The Logging Train in the Akasawa Recreation Forest Park near Agematsu.

Best Time to Visit

Late October to early November


Narai, Kiso Fukushima and Agematsu Stations are all connected via the Chuo train line. To visit Nezame-no-Toko, you can take a local bus from Agematsu Station or Kiso Fukushima Station (5 or 10 minutes, respectively). Or, you can walk along the former Nakasendo road from Agematsu Station and reach it in about 30 minutes. To visit the Akasawa Recreation Forest Park, take the Akasawa line bus (see bus timetebale here) from Agematsu or Kiso Fukushima Station (30 or 45 minutes, respectively).

Whitewater Boat Tours on the Tenryu River

The Tenryu-kyo gorge is one of Southern Nagano’s gems.

The Tenryu River travels from the Suwa area south to the Pacific Ocean, cutting through the Ina and Iida valleys.
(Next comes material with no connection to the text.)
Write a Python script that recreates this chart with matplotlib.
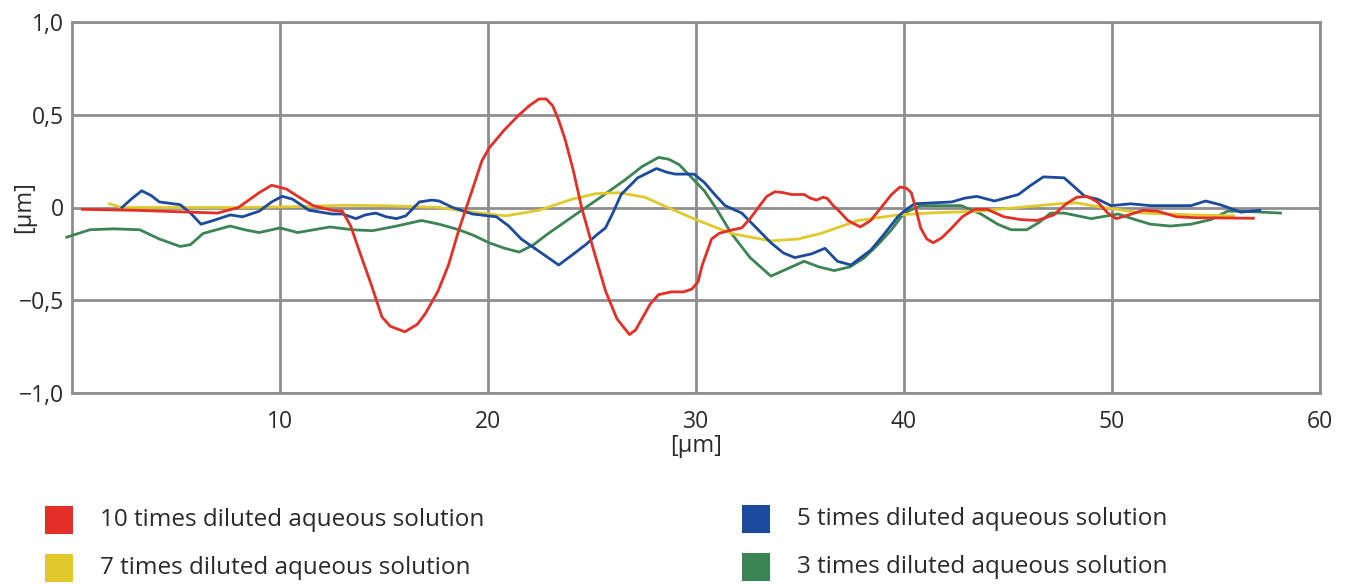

Once a relentless force, it carved out the vertical cliff faces of the Tenryu-kyo gorge before being dammed during the 20th century. Now its flow is gentler, but you can still enjoy whitewater rafting in modern rafts or more traditional vessels. Up above, you can enjoy the beautiful fall colors perched on the gorge’s rocky cliffs. It is easily accessible too; just get off at Tenryu-kyo Station (Iida Line) and walk from there.

Best Time to Visit

Mid- to late November


Take the Iida line to Tenryu-kyo Station. The Station is located about a minute away from the river itself, and from there you can reach the area’s sights on foot.